The Strategy will invest in companies with small market capitalizations, many of which are of a less seasoned nature and whose securities may be traded in the over-the-counter market. Small capitalization securities often involve significantly greater risks than the securities of larger, better-known companies. The stocks of such companies may be more volatile in price and have lower trading volumes than the stocks of companies with larger capitalizations.
The strategy may be subject to illiquid investment risk due to local market conditions or rules or position size. Reduced liquidity can limit the ability to sell investments when necessary to meet liquidity needs or in response to a specific economic event and will also generally lower the value of an investment.
There can be no assurance that the strategy will enter into any hedging arrangements or if it does so that such arrangements will be successful.

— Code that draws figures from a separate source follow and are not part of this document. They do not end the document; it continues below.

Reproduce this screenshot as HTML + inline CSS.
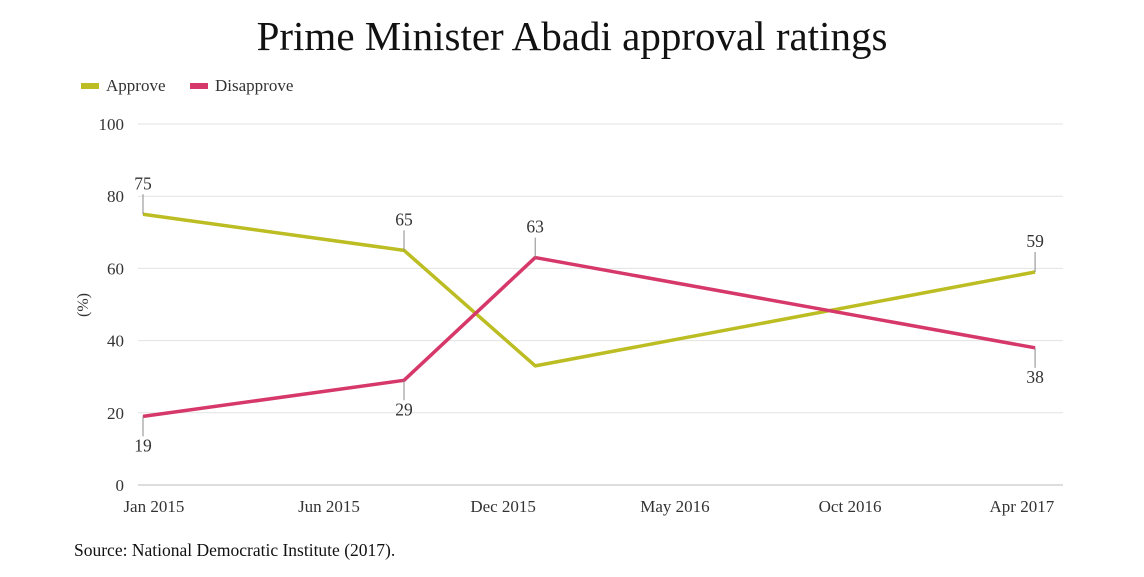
<!DOCTYPE html>
<html><head><meta charset="utf-8"><style>
body{margin:0;background:#fff;font-family:"Liberation Serif",serif;}
svg text{font-family:"Liberation Serif",serif;fill:#333;}
</style></head><body>
<svg width="1144" height="572">
<text x="572" y="50" text-anchor="middle" font-size="41" style="fill:#111">Prime Minister Abadi approval ratings</text>
<g>
<rect x="81" y="83" width="18" height="6" fill="#bcbd22"/>
<text x="106" y="91" font-size="17">Approve</text>
<rect x="190" y="83" width="18" height="6" fill="#d6386a"/>
<text x="215" y="91" font-size="17">Disapprove</text>
</g>
<g id="grid"></g><g id="xt"></g><g id="lines"></g><g id="labels"></g>
<text transform="translate(88,305) rotate(-90)" text-anchor="middle" font-size="16">(%)</text>
<text x="74" y="556" font-size="17.5" style="fill:#111">Source: National Democratic Institute (2017).</text>
</svg>
<script>
const months=[0,7.9,11.87,27];
const approve=[75,65,33,59];
const disapprove=[19,29,63,38];
const yTicks=[0,20,40,60,80,100];
const xTickLabels=["Jan 2015","Jun 2015","Dec 2015","May 2016","Oct 2016","Apr 2017"];
const xTickMonths=[0.33,5.63,10.9,16.1,21.4,26.6];
const approveLabelShown=[true,true,false,true];
const ns="http://www.w3.org/2000/svg";
const X=m=>143+m*33.04, Y=v=>485-v*3.61;
function mk(p,t,a){const e=document.createElementNS(ns,t);for(const k in a)e.setAttribute(k,a[k]);p.appendChild(e);return e;}
const g=document.getElementById('grid');
yTicks.forEach(v=>{const l=mk(g,'line',{x1:138,x2:1063,y1:Y(v),y2:Y(v),stroke:v===0?'#bbb':'#e3e3e3'});


const t=mk(g,'text',{x:124,y:Y(v)+6,'text-anchor':'end','font-size':17});t.textContent=v;

});
const xt=document.getElementById('xt');
xTickLabels.forEach((s,i)=>{const t=mk(xt,'text',{x:X(xTickMonths[i]),y:512,'text-anchor':'middle','font-size':17});t.textContent=s;

});
const L=document.getElementById('lines'),lb=document.getElementById('labels');
function series(vals,col,name,above,show){
const p=mk(L,'polyline',{points:vals.map((v,i)=>X(months[i])+','+Y(v)).join(' '),fill:'none',stroke:col,'stroke-width':3.5,'stroke-linejoin':'round'});


vals.forEach((v,i)=>{if(!show[i])return;const up=above[i];const x=X(months[i]),y=Y(v);
const ln=mk(lb,'line',{x1:x,x2:x,y1:y,y2:up?y-20:y+20,stroke:'#888','stroke-width':1});


const t=mk(lb,'text',{x:x,y:up?y-25:y+35,'text-anchor':'middle','font-size':17.5});t.textContent=v;

});}
series(approve,'#bcbd22','approve',[true,true,true,true],approveLabelShown);
series(disapprove,'#d6386a','disapprove',[false,false,true,false],[true,true,true,true]);
</script>
</body></html>
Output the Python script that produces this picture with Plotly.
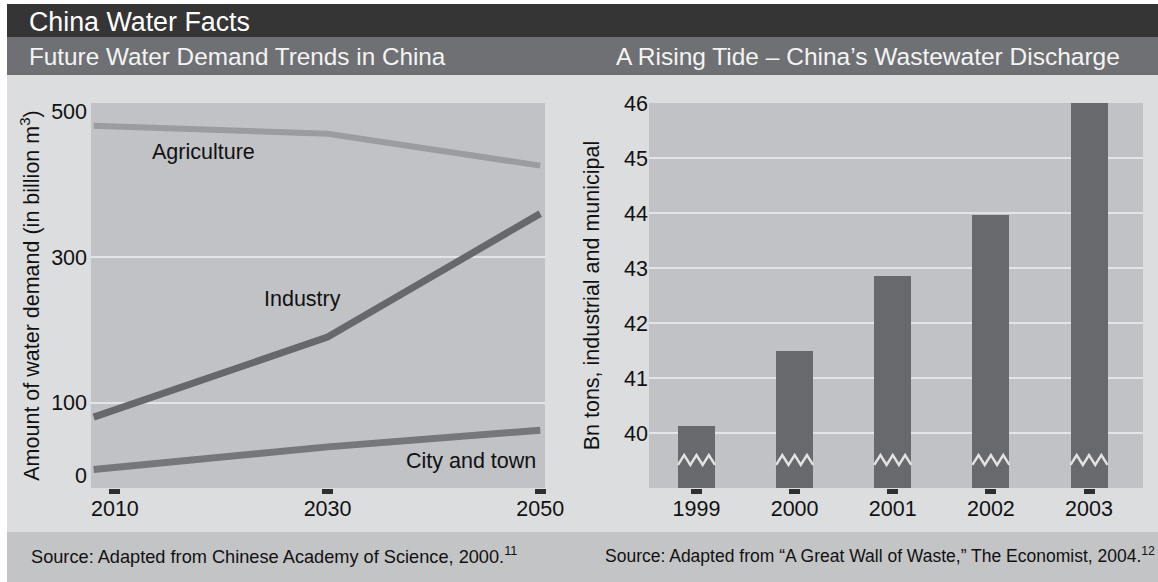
import numpy as np
import plotly.graph_objects as go

W, H = 1158, 582
FONT = "Liberation Sans, Arial, Helvetica, sans-serif"

# ---------------- data: left chart (billion m3) ----------------
line_years = [2008, 2030, 2050]
agriculture = [481, 470, 426]
industry = [80, 190, 360]
city_town = [8, 39, 62]
left_xticks = [2010, 2030, 2050]
left_yticks = [0, 100, 300, 500]
left_grid = [100, 300]

# ---------------- data: right chart (bn tons) ----------------
bar_years = [1999, 2000, 2001, 2002, 2003]
discharge = [40.13, 41.5, 42.85, 43.96, 46.0]
right_yticks = [40, 41, 42, 43, 44, 45, 46]
right_grid = [40, 41, 42, 43, 44, 45]

# ---------------- style ----------------
BAR_W = 0.377
BREAK_LEVEL = 39.51
BREAK_AMP = 0.09
PLOT_BG = "#c1c2c5"
PANEL_BG = "#dcdddf"
GRID = "#e3e4e6"


def px(x):
    return x / W


def py(y):
    return 1 - y / H


fig = go.Figure()

# Left chart lines
fig.add_trace(go.Scatter(x=line_years, y=agriculture, mode="lines",
                         line=dict(color="#9b9c9f", width=6),
                         xaxis="x", yaxis="y", hoverinfo="skip"))
fig.add_trace(go.Scatter(x=line_years, y=industry, mode="lines",
                         line=dict(color="#67686b", width=7),
                         xaxis="x", yaxis="y", hoverinfo="skip"))
fig.add_trace(go.Scatter(x=line_years, y=city_town, mode="lines",
                         line=dict(color="#76777a", width=7),
                         xaxis="x", yaxis="y", hoverinfo="skip"))

# Right chart bars
fig.add_trace(go.Bar(x=bar_years, y=discharge, width=BAR_W,
                     marker=dict(color="#68696c", line=dict(width=0)),
                     xaxis="x2", yaxis="y2", hoverinfo="skip"))

# Axis-break zigzags across bars
zx, zy = [], []
pattern = np.array([-1, 1, -1, 1, -1, 1, -1])
for yr in bar_years:
    xs = yr + np.linspace(-0.5, 0.5, 7) * BAR_W
    ys = BREAK_LEVEL + BREAK_AMP * pattern
    zx += list(xs) + [None]
    zy += list(ys) + [None]
fig.add_trace(go.Scatter(x=zx, y=zy, mode="lines",
                         line=dict(color="#e2e2e4", width=2.5),
                         xaxis="x2", yaxis="y2", hoverinfo="skip"))

tickfont = dict(family=FONT, size=21.5, color="#111111")

fig.update_layout(
    width=W, height=H, autosize=False,
    margin=dict(l=0, r=0, t=0, b=0),
    paper_bgcolor=PANEL_BG, plot_bgcolor=PLOT_BG,
    showlegend=False, bargap=0,
    font=dict(family=FONT),
    xaxis=dict(domain=[px(91), px(545)], range=[2007.75, 2050.45],
               tickvals=left_xticks, ticks="outside", ticklen=5, tickwidth=11,
               tickcolor="#2f2f2f", showgrid=False, zeroline=False, showline=False,
               tickfont=tickfont, anchor="y", automargin=False, fixedrange=True,
               ticklabelstandoff=-4),
    yaxis=dict(domain=[py(488), py(103)], range=[-17.6, 512.2],
               tickvals=left_yticks, ticks="", showgrid=False, zeroline=False,
               showline=False, tickfont=tickfont, anchor="x", automargin=False,
               ticklabelstandoff=3,
               minor=dict(tickvals=left_grid, showgrid=True, gridcolor=GRID,
                          gridwidth=2, ticks=""),
               title=dict(text="Amount of water demand (in billion m<sup>3</sup>)",
                          font=dict(family=FONT, size=21.5, color="#111111"),
                          standoff=5)),
    xaxis2=dict(domain=[px(649), px(1143)], range=[1998.516, 2003.55],
                tickvals=bar_years, ticks="outside", ticklen=5, tickwidth=11,
                tickcolor="#2f2f2f", showgrid=False, zeroline=False, showline=False,
                tickfont=tickfont, anchor="y2", automargin=False, fixedrange=True,
                ticklabelstandoff=-4),
    yaxis2=dict(domain=[py(488), py(103)], range=[39, 46],
                tickvals=right_yticks, ticks="", showgrid=False, zeroline=False,
                showline=False, tickfont=tickfont, anchor="x2", automargin=False,
                minor=dict(tickvals=right_grid, showgrid=True, gridcolor=GRID,
                           gridwidth=2, ticks=""),
                title=dict(text="Bn tons, industrial and municipal",
                           font=dict(family=FONT, size=21.5, color="#111111"),
                           standoff=18)),
)

# Background panels (paper shapes)
shapes = [
    dict(type="rect", xref="paper", yref="paper", x0=0, x1=1, y0=py(4), y1=1,
         fillcolor="#ffffff", line=dict(width=0), layer="below"),
    dict(type="rect", xref="paper", yref="paper", x0=0, x1=px(7), y0=0, y1=1,
         fillcolor="#ffffff", line=dict(width=0), layer="below"),
    dict(type="rect", xref="paper", yref="paper", x0=px(7), x1=1, y0=py(37), y1=py(4),
         fillcolor="#353535", line=dict(width=0), layer="below"),
    dict(type="rect", xref="paper", yref="paper", x0=px(7), x1=1, y0=py(75), y1=py(37),
         fillcolor="#6f7073", line=dict(width=0), layer="below"),
    dict(type="rect", xref="paper", yref="paper", x0=px(7), x1=1, y0=0, y1=py(532),
         fillcolor="#c3c4c6", line=dict(width=0), layer="below"),
]
fig.update_layout(shapes=shapes)

ann = []
# Header texts
ann.append(dict(text="China Water Facts", xref="paper", yref="paper",
                x=px(27), y=py(22), xanchor="left", yanchor="middle", showarrow=False,
                font=dict(family=FONT, size=26.8, color="#ffffff")))
ann.append(dict(text="Future Water Demand Trends in China", xref="paper", yref="paper",
                x=px(27), y=py(57), xanchor="left", yanchor="middle", showarrow=False,
                font=dict(family=FONT, size=24.3, color="#f4f4f4")))
ann.append(dict(text="A Rising Tide \u2013 China\u2019s Wastewater Discharge", xref="paper",
                yref="paper", x=px(614), y=py(57), xanchor="left", yanchor="middle",
                showarrow=False, font=dict(family=FONT, size=24.5, color="#f4f4f4")))
# Sources
ann.append(dict(text="Source: Adapted from Chinese Academy of Science, 2000.<sup>11</sup>",
                xref="paper", yref="paper", x=px(29), y=py(555), xanchor="left",
                yanchor="middle", showarrow=False,
                font=dict(family=FONT, size=18.2, color="#111111")))
ann.append(dict(text="Source: Adapted from \u201cA Great Wall of Waste,\u201d The Economist, 2004.<sup>12</sup>",
                xref="paper", yref="paper", x=px(603), y=py(555), xanchor="left",
                yanchor="middle", showarrow=False,
                font=dict(family=FONT, size=17.5, color="#111111")))
# Series labels
lab_font = dict(family=FONT, size=21.5, color="#111111")
ann.append(dict(text="Agriculture", xref="x", yref="y", x=2018.3, y=445,
                showarrow=False, font=lab_font))
ann.append(dict(text="Industry", xref="x", yref="y", x=2027.6, y=242,
                showarrow=False, font=lab_font))
ann.append(dict(text="City and town", xref="x", yref="y", x=2043.5, y=20,
                showarrow=False, font=lab_font))
fig.update_layout(annotations=ann)

fig.write_html("out.html")
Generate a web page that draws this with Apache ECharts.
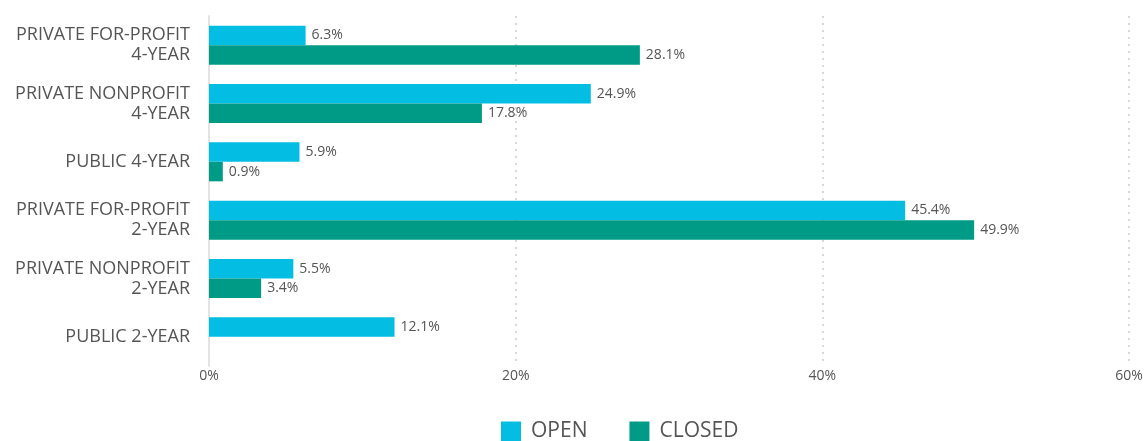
<!DOCTYPE html>
<html>
<head>
<meta charset="utf-8">
<script src="https://cdn.jsdelivr.net/npm/echarts@6/dist/echarts.min.js"></script>
<style>
html,body{margin:0;padding:0;background:#fff;}
#main{width:1147px;height:441px;}
</style>
</head>
<body>
<div id="main"></div>
<script>
const categories = [
  "PRIVATE FOR-PROFIT\n4-YEAR",
  "PRIVATE NONPROFIT\n4-YEAR",
  "PUBLIC 4-YEAR",
  "PRIVATE FOR-PROFIT\n2-YEAR",
  "PRIVATE NONPROFIT\n2-YEAR",
  "PUBLIC 2-YEAR"
];
const openValues = [6.3, 24.9, 5.9, 45.4, 5.5, 12.1];
const closedValues = [28.1, 17.8, 0.9, 49.9, 3.4, null];
const xTicks = [0, 20, 40, 60];
const seriesNames = ["OPEN", "CLOSED"];

const FONT = "'Open Sans', Lato, sans-serif";
const TXT = "#555555";

const chart = echarts.init(document.getElementById('main'), null, {renderer: 'canvas'});
const labelCfg = {
  show: true,
  position: 'right',
  distance: 6,
  color: TXT,
  fontFamily: FONT,
  fontSize: 14,
  formatter: p => p.value.toFixed(1) + '%'
};
chart.setOption({
  animation: false,
  textStyle: {fontFamily: FONT},
  grid: {left: 209, right: 18, top: 16, bottom: 75, containLabel: false},
  legend: {
    left: 496,
    top: 416,
    itemWidth: 20,
    itemHeight: 20,
    itemGap: 42,
    icon: 'rect',
    textStyle: {color: TXT, fontSize: 21, fontFamily: FONT, padding: [0, 0, 0, 5]},
    data: seriesNames
  },
  xAxis: {
    type: 'value',
    min: xTicks[0],
    max: xTicks[xTicks.length - 1],
    interval: 20,
    axisLine: {show: false},
    axisTick: {show: false},
    axisLabel: {color: TXT, fontSize: 14, fontFamily: FONT, margin: 3, formatter: v => v + '%'},
    splitLine: {show: true, lineStyle: {color: '#d9d9d9', type: [2, 5], width: 2}}
  },
  yAxis: {
    type: 'category',
    data: categories,
    inverse: true,
    axisLine: {show: true, lineStyle: {color: '#e3e3e3', width: 2}},
    axisTick: {show: false},
    axisLabel: {color: TXT, fontSize: 18, fontFamily: FONT, margin: 19, lineHeight: 20, align: 'right'}
  },
  series: [
    {
      name: seriesNames[0],
      type: 'bar',
      data: openValues,
      barWidth: 19.5,
      barGap: '0%',
      itemStyle: {color: '#03bde3'},
      label: labelCfg
    },
    {
      name: seriesNames[1],
      type: 'bar',
      data: closedValues,
      barWidth: 19.5,
      barGap: '0%',
      itemStyle: {color: '#009b86'},
      label: labelCfg
    }
  ]
});
</script>
</body>
</html>
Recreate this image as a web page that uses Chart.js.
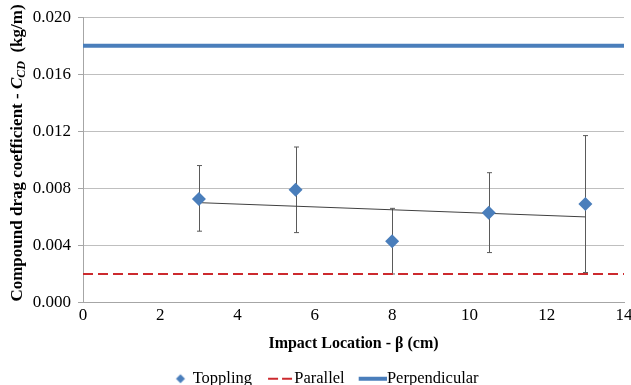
<!DOCTYPE html>
<html>
<head>
<meta charset="utf-8">
<script src="https://cdn.jsdelivr.net/npm/chart.js@4"></script>
<style>
  html, body { margin: 0; padding: 0; background: #fff; }
  #wrap { width: 631px; height: 385px; }
</style>
</head>
<body>
<div id="wrap"><canvas id="drag-chart" width="631" height="385"></canvas></div>
<script>
// impact locations (cm) and measured drag coefficients
const impactX = [3, 5.5, 8, 10.5, 13];
const toppling = [0.00725, 0.0079, 0.0043, 0.0063, 0.0069];
const errLow = [0.0050, 0.0049, 0.0020, 0.0035, 0.0021];
const errHigh = [0.0096, 0.0109, 0.0066, 0.0091, 0.0117];

// linear trend of the toppling points
const trendX = [3, 13];
const trendY = [0.0070, 0.0060];

// reference levels
const lineX = [0, 14];
const parallelLevel = 0.002;
const perpendicularLevel = 0.018;

const xTicks = [0, 2, 4, 6, 8, 10, 12, 14];
const yTicks = [0, 0.004, 0.008, 0.012, 0.016, 0.020];

const FONT = "'Liberation Serif', 'Times New Roman', serif";
const BLUE = '#4a7ebb';
const RED = '#cc2a2e';

// small canvases used as legend symbols (38 wide, centred on a 22px box)
function legendSymbol(draw) {
    const c = document.createElement('canvas');
    c.width = 38;
    c.height = 12;
    const g = c.getContext('2d');
    draw(g);
    return c;
}
const symToppling = legendSymbol(g => {
    g.fillStyle = BLUE;
    g.beginPath();
    g.moveTo(26, 1.5); g.lineTo(30.5, 6); g.lineTo(26, 10.5); g.lineTo(21.5, 6);
    g.closePath();
    g.fill();
});
const symParallel = legendSymbol(g => {
    g.strokeStyle = RED;
    g.lineWidth = 2;
    g.setLineDash([10, 4]);
    g.beginPath();
    g.moveTo(12, 6); g.lineTo(38, 6);
    g.stroke();
});
const symPerp = legendSymbol(g => {
    g.strokeStyle = BLUE;
    g.lineWidth = 4;
    g.beginPath();
    g.moveTo(10, 6); g.lineTo(38, 6);
    g.stroke();
});
const legendSymbols = { Toppling: symToppling, Parallel: symParallel, Perpendicular: symPerp };

// error bars drawn from the scales
const errorBars = {
    id: 'errorBars',
    beforeDatasetsDraw(chart) {
        const { ctx, scales: { x, y } } = chart;
        ctx.save();
        ctx.strokeStyle = '#5a5a5a';
        ctx.lineWidth = 1;
        impactX.forEach((v, i) => {
            const px = Math.round(x.getPixelForValue(v)) + 0.5;
            const top = y.getPixelForValue(errHigh[i]);
            const bot = y.getPixelForValue(errLow[i]);
            ctx.beginPath();
            ctx.moveTo(px, top); ctx.lineTo(px, bot);
            ctx.moveTo(px - 2.5, top); ctx.lineTo(px + 2.5, top);
            ctx.moveTo(px - 2.5, bot); ctx.lineTo(px + 2.5, bot);
            ctx.stroke();
        });
        ctx.restore();
    }
};

// y axis title with italic C and subscript CD
const yTitle = {
    id: 'yTitle',
    afterDraw(chart) {
        const { ctx } = chart;
        const parts = [
            { t: 'Compound drag coefficient - ', f: `bold 17px ${FONT}`, dy: 0 },
            { t: 'C', f: `italic bold 17px ${FONT}`, dy: 0 },
            { t: 'CD', f: `italic bold 12px ${FONT}`, dy: 4 },
            { t: '  (kg/m)', f: `bold 17px ${FONT}`, dy: 0 }
        ];
        let total = 0;
        parts.forEach(p => { ctx.font = p.f; p.w = ctx.measureText(p.t).width; total += p.w; });
        ctx.save();
        ctx.translate(18, 153);
        ctx.rotate(-Math.PI / 2);
        ctx.fillStyle = '#000';
        ctx.textBaseline = 'middle';
        let cx = -total / 2;
        parts.forEach(p => {
            ctx.font = p.f;
            ctx.fillText(p.t, cx, p.dy);
            cx += p.w;
        });
        ctx.restore();
    }
};

new Chart(document.getElementById('drag-chart'), {
    type: 'scatter',
    data: {
        datasets: [
            {
                label: 'Toppling',
                data: impactX.map((v, i) => ({ x: v, y: toppling[i] })),
                pointStyle: 'rectRot',
                pointRadius: 7,
                backgroundColor: BLUE,
                borderColor: BLUE,
                borderWidth: 0,
                order: 0
            },
            {
                label: 'Parallel',
                type: 'line',
                data: lineX.map(v => ({ x: v, y: parallelLevel })),
                borderColor: RED,
                borderWidth: 2,
                borderDash: [10, 5],
                pointRadius: 0,
                order: 2
            },
            {
                label: 'Perpendicular',
                type: 'line',
                data: lineX.map(v => ({ x: v, y: perpendicularLevel })),
                borderColor: BLUE,
                borderWidth: 4,
                pointRadius: 0,
                order: 2
            },
            {
                label: 'trend',
                type: 'line',
                data: trendX.map((v, i) => ({ x: v, y: trendY[i] })),
                borderColor: '#404040',
                borderWidth: 1,
                pointRadius: 0,
                order: 1
            }
        ]
    },
    options: {
        responsive: false,
        animation: false,
        layout: { padding: { left: 10, right: 0, top: 3, bottom: -12 } },
        plugins: {
            tooltip: { enabled: false },
            legend: {
                position: 'bottom',
                labels: {
                    usePointStyle: true,
                    pointStyleWidth: 22,
                    padding: 12,
                    color: '#000',
                    font: { family: FONT, size: 16.5 },
                    generateLabels: chart => chart.data.datasets
                        .filter(ds => legendSymbols[ds.label])
                        .map(ds => ({
                            text: ds.label,
                            pointStyle: legendSymbols[ds.label],
                            fillStyle: 'transparent',
                            strokeStyle: 'transparent',
                            lineWidth: 0,
                            fontColor: '#000'
                        }))
                }
            }
        },
        scales: {
            x: {
                type: 'linear',
                min: 0,
                max: 14,
                afterBuildTicks: s => { s.ticks = xTicks.map(v => ({ value: v })); },
                afterFit: s => { s.height = 56; },
                grid: { display: false, drawTicks: true, tickLength: 5, tickColor: '#a6a6a6' },
                border: { display: true, color: '#a6a6a6' },
                ticks: { color: '#000', font: { family: FONT, size: 17 }, padding: -2 },
                title: {
                    display: true,
                    text: 'Impact Location - β (cm)',
                    color: '#000',
                    font: { family: FONT, size: 16, weight: 'bold' },
                    padding: { top: 8, bottom: 5 }
                }
            },
            y: {
                min: 0,
                max: 0.02,
                afterBuildTicks: s => { s.ticks = yTicks.map(v => ({ value: v })); },
                afterFit: s => { s.width = 73; },
                grid: { color: '#bfbfbf', tickLength: 5, tickColor: '#a6a6a6' },
                border: { display: true, color: '#a6a6a6' },
                ticks: {
                    color: '#000',
                    font: { family: FONT, size: 17 },
                    padding: 7,
                    callback: v => v.toFixed(3)
                }
            }
        }
    },
    plugins: [errorBars, yTitle]
});
</script>
</body>
</html>
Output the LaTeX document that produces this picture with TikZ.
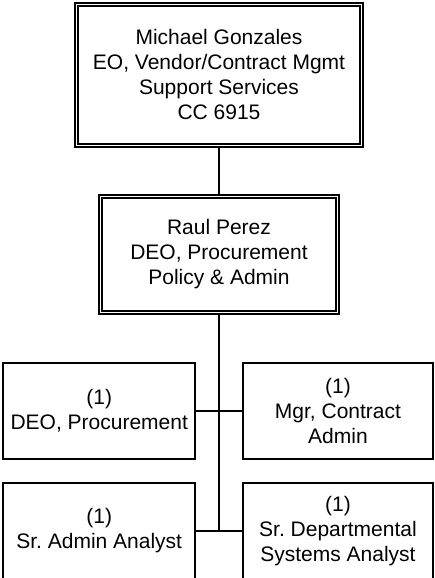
\documentclass[tikz,border=0pt]{standalone}
\usepackage{fontspec}
\setmainfont{Liberation Sans}
\frenchspacing
\begin{document}
\begin{tikzpicture}[x=1pt,y=-1pt,
  txt/.style={align=center,inner sep=0pt,font=\fontsize{21}{25}\selectfont},
  boxone/.style={txt,draw,line width=2pt},
  boxtwo/.style={txt,draw,line width=2pt},
  conn/.style={line width=2pt}]
\useasboundingbox (0,0) rectangle (435,578);
\clip (0,0) rectangle (435,578);
\node[boxtwo,minimum width=288pt,minimum height=144pt] (top) at (219,74.9)
  {Michael Gonzales\\EO, Vendor/Contract Mgmt\\Support Services\\CC 6915};
\draw[line width=1.3pt] ([xshift=4pt,yshift=-4pt]top.north west) rectangle ([xshift=-4pt,yshift=4pt]top.south east);
\node[boxtwo,minimum width=240pt,minimum height=119pt] (raul) at (219,254.5)
  {Raul Perez\\DEO, Procurement\\Policy \& Admin};
\draw[line width=1.3pt] ([xshift=4pt,yshift=-4pt]raul.north west) rectangle ([xshift=-4pt,yshift=4pt]raul.south east);
\node[boxone,minimum width=191.7pt,minimum height=96pt] (r1l) at (99.2,411) {(1)\\DEO, Procurement};
\node[boxone,minimum width=190pt,minimum height=96pt] (r1r) at (338,411) {(1)\\Mgr, Contract\\Admin};
\node[boxone,minimum width=191.7pt,minimum height=96pt] (r2l) at (99.2,531) {(1)\\Sr.\ Admin Analyst};
\node[boxone,minimum width=190pt,minimum height=96pt] (r2r) at (338,531) {(1)\\Sr.\ Departmental\\Systems Analyst};
\draw[conn] (top.south) -- (raul.north);
\draw[conn] (raul.south) -- (raul.south |- r2l.east);
\draw[conn] (r1l.east) -- (r1r.west);
\draw[conn] (r2l.east) -- (r2r.west);
\end{tikzpicture}
\end{document}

There are risks associated with investing in securities of foreign countries, such as erratic market conditions, economic and political instability and fluctuations in currency exchange rates. These risks may be more pronounced with respect to investments in emerging markets.
Investments in emerging market equity securities may be subject to such additional risks as greater volatility, less liquidity and smaller capitalization of securities markets.
The principal risk of investing in value stocks is that the price of the security may not approach its anticipated value or may decline in value.
All investments involve the risk of loss of principal.